Work required:
Work out how many lines hold the string "with". Give that number and nothing more.

Data to process:
________________
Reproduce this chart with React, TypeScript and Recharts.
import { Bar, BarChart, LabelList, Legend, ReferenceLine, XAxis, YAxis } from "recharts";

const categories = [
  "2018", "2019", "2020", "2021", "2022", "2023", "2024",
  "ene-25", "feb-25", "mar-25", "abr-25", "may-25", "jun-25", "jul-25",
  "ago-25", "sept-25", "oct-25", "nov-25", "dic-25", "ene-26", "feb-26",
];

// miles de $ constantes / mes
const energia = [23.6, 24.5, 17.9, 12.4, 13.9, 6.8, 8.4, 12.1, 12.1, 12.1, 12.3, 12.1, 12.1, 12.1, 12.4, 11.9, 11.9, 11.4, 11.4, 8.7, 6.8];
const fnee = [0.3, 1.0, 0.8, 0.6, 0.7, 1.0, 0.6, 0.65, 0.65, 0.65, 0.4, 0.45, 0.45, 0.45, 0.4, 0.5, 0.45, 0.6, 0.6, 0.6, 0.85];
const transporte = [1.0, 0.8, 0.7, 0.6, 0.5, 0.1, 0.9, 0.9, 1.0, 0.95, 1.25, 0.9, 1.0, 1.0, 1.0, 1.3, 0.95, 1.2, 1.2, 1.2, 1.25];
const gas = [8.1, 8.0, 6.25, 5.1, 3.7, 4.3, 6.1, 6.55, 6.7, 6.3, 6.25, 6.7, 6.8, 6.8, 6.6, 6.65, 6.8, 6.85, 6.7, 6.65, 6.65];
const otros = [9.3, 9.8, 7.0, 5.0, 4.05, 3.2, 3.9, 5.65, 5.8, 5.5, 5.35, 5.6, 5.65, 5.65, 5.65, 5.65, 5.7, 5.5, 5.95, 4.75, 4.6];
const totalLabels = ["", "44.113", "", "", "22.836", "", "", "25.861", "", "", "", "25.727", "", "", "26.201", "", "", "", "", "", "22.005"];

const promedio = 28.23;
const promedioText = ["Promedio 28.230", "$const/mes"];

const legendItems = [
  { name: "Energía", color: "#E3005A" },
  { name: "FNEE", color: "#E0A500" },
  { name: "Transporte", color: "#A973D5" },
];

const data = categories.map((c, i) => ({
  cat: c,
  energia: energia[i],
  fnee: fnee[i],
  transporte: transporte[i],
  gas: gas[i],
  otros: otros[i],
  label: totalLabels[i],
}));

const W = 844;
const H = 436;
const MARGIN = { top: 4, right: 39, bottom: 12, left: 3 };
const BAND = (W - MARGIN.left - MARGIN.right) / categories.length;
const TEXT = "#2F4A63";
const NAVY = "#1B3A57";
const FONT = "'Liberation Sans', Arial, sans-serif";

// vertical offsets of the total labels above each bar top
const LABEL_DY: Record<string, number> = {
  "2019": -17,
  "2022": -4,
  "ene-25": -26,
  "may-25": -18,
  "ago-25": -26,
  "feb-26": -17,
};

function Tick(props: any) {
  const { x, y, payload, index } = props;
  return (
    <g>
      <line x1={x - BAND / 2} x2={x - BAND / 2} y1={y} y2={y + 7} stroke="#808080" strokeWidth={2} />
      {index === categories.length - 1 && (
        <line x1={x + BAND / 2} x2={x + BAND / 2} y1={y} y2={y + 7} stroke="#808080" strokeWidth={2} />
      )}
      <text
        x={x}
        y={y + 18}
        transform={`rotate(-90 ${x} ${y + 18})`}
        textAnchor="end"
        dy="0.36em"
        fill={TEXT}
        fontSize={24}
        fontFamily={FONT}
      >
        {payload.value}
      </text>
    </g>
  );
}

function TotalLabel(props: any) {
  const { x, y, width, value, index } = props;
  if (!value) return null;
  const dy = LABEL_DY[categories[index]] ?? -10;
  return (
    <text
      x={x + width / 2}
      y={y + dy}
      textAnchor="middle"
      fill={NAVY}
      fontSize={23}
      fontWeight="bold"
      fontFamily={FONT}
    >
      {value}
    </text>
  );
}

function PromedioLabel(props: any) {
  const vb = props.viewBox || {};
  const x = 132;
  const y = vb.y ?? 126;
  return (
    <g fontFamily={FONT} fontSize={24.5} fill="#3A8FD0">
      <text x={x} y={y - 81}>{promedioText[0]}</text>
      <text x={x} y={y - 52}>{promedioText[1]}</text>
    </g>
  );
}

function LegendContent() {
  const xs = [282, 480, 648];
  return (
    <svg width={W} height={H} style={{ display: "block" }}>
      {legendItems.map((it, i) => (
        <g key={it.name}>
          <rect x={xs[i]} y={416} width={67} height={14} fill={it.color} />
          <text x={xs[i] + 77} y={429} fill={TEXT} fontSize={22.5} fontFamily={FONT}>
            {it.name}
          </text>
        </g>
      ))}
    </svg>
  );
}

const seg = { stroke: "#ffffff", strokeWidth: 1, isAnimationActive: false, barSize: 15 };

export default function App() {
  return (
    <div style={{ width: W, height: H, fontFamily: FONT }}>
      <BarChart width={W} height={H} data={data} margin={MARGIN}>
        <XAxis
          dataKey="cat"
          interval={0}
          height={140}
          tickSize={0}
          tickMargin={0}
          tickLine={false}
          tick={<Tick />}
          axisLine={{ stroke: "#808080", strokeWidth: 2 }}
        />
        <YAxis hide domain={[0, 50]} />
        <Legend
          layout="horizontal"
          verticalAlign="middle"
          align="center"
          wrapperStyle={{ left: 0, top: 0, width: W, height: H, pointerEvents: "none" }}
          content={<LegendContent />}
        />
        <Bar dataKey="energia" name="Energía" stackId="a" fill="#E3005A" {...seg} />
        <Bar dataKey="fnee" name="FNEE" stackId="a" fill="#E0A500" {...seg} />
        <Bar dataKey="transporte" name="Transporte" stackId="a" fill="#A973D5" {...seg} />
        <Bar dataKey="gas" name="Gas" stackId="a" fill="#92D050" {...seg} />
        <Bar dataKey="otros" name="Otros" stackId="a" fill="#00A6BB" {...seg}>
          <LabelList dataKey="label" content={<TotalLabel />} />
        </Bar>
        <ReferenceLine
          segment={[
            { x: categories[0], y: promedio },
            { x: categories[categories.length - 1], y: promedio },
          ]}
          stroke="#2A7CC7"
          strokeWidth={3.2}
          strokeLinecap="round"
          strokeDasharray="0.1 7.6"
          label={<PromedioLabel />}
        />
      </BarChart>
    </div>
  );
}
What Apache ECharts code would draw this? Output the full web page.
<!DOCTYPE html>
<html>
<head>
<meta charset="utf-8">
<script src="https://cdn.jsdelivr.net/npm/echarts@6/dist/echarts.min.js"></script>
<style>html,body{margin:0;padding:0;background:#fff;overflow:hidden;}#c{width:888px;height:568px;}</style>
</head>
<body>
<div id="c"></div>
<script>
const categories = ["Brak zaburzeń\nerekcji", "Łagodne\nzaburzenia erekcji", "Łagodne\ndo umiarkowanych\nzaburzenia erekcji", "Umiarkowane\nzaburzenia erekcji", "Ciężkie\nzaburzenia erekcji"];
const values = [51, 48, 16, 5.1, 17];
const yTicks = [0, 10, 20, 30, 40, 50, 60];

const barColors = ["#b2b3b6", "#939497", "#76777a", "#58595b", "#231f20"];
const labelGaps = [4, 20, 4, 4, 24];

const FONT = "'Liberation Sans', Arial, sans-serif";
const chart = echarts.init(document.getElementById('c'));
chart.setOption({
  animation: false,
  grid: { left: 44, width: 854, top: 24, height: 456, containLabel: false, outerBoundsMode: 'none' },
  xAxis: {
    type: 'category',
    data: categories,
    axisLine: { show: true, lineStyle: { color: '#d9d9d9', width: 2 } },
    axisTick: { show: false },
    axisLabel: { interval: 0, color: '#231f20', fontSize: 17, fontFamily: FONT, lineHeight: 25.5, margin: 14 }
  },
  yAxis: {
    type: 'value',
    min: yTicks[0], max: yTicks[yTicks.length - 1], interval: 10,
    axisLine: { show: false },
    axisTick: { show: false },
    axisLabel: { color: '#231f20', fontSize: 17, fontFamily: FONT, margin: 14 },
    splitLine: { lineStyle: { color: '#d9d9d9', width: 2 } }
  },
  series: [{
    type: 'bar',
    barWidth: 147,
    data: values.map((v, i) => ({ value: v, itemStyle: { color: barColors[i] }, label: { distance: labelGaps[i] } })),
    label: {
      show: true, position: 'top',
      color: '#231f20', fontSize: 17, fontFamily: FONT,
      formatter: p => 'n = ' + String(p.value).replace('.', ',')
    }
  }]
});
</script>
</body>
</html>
________________
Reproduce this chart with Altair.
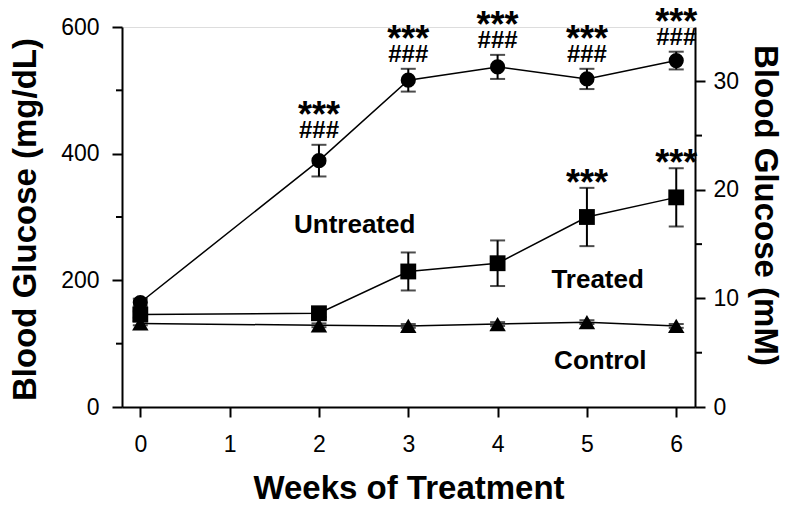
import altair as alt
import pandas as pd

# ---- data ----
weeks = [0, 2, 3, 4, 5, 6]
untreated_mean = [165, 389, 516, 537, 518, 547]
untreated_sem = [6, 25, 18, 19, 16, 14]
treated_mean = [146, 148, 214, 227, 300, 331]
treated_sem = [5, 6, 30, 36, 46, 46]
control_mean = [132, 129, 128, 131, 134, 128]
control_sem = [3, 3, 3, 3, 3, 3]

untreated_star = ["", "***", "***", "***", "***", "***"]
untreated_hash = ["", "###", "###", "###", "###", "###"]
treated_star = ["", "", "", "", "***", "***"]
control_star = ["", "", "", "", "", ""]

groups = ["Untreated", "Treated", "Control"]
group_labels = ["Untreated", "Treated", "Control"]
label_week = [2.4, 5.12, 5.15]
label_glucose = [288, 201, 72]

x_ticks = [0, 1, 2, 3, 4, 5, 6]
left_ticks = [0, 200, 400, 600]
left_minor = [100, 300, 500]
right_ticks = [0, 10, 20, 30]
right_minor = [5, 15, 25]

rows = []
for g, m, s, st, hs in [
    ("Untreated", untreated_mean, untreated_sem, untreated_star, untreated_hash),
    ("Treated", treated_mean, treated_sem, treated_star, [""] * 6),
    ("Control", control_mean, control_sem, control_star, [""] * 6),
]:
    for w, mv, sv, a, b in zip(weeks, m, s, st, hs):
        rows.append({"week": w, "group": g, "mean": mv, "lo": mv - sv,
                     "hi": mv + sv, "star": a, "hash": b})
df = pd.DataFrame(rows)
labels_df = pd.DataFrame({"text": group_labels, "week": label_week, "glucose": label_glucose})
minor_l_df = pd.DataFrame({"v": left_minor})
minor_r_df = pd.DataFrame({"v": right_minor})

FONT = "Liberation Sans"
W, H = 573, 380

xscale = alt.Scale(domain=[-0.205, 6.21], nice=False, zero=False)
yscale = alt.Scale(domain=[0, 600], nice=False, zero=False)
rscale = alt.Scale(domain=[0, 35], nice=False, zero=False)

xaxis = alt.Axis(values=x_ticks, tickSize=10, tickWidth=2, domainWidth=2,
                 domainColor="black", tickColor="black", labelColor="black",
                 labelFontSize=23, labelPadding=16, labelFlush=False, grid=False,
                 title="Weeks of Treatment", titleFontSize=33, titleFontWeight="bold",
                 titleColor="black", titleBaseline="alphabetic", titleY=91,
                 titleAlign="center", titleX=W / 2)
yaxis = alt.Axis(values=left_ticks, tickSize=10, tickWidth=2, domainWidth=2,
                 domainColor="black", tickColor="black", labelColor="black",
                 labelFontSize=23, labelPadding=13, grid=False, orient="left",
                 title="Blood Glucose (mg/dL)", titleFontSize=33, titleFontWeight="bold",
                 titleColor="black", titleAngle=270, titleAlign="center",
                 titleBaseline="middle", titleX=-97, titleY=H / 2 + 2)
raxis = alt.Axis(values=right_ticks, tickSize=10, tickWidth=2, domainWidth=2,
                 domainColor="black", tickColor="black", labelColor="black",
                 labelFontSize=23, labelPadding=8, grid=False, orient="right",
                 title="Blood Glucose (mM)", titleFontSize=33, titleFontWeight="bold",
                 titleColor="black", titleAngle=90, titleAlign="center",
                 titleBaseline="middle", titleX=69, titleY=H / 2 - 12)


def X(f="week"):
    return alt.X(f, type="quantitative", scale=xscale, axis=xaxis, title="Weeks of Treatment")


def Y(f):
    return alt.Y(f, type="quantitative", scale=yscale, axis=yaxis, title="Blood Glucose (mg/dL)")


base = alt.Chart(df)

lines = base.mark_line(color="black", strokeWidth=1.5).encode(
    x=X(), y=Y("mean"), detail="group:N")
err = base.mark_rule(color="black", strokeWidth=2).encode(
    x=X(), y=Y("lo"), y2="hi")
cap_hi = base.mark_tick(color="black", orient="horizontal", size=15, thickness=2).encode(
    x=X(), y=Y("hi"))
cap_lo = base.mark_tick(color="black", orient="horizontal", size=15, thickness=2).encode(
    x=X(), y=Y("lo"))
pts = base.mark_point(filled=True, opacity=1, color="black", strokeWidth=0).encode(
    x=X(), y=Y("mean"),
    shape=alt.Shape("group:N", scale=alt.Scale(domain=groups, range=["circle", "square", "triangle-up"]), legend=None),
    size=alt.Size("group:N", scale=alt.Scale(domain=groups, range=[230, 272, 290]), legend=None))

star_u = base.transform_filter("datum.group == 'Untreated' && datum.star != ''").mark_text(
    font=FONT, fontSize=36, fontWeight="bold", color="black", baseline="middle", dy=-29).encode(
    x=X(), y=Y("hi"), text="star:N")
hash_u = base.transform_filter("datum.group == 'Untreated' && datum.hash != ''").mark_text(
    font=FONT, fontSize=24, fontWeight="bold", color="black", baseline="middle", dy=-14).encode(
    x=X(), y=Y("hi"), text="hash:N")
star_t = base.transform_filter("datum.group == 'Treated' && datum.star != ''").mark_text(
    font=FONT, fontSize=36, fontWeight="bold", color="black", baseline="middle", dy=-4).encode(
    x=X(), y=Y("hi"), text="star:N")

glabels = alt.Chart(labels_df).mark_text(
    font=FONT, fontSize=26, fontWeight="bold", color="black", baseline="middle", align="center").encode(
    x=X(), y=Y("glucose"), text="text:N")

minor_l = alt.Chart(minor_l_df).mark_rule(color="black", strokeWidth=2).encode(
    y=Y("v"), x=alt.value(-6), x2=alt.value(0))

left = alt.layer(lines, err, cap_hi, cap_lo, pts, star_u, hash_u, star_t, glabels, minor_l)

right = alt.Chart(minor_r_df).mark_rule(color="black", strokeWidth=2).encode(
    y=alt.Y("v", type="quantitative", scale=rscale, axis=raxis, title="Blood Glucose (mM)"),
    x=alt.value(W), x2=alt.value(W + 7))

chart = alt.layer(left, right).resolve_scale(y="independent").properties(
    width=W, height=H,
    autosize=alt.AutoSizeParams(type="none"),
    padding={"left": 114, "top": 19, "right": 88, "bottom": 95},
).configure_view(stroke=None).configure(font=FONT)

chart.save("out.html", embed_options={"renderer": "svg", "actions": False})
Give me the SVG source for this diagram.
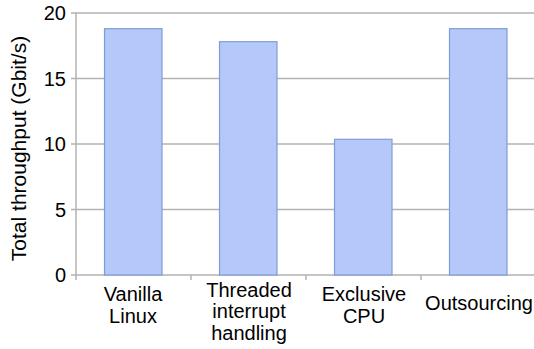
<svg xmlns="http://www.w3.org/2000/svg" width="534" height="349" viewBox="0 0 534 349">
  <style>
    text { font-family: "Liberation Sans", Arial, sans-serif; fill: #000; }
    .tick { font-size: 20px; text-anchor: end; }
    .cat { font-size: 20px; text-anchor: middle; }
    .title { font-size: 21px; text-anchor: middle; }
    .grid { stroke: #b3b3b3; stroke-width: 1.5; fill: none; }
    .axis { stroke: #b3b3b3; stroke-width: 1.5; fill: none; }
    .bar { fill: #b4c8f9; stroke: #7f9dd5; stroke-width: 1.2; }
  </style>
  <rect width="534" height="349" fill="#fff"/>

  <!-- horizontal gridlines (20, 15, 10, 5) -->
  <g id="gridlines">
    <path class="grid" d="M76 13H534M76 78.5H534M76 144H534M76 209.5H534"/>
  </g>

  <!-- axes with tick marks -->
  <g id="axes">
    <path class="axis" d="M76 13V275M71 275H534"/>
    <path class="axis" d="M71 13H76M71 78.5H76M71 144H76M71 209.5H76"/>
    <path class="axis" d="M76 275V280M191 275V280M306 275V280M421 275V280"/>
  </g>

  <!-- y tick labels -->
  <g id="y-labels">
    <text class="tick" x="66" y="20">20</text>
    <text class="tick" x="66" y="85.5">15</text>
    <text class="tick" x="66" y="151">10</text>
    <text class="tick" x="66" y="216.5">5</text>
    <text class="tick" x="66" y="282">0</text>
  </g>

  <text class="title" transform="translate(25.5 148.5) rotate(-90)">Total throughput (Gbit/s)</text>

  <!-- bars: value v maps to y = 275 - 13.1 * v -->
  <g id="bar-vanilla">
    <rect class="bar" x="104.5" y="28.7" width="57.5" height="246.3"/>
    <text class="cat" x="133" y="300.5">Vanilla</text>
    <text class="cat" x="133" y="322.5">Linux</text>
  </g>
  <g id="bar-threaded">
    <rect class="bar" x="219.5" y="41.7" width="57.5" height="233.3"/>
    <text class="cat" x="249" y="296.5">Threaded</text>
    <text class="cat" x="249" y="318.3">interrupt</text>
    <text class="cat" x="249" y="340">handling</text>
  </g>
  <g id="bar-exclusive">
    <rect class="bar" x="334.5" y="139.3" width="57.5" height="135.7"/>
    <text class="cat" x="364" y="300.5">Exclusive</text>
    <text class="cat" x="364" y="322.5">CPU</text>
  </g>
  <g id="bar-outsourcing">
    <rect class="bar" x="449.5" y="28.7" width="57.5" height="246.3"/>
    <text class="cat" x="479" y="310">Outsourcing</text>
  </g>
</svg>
________________
Reply:
3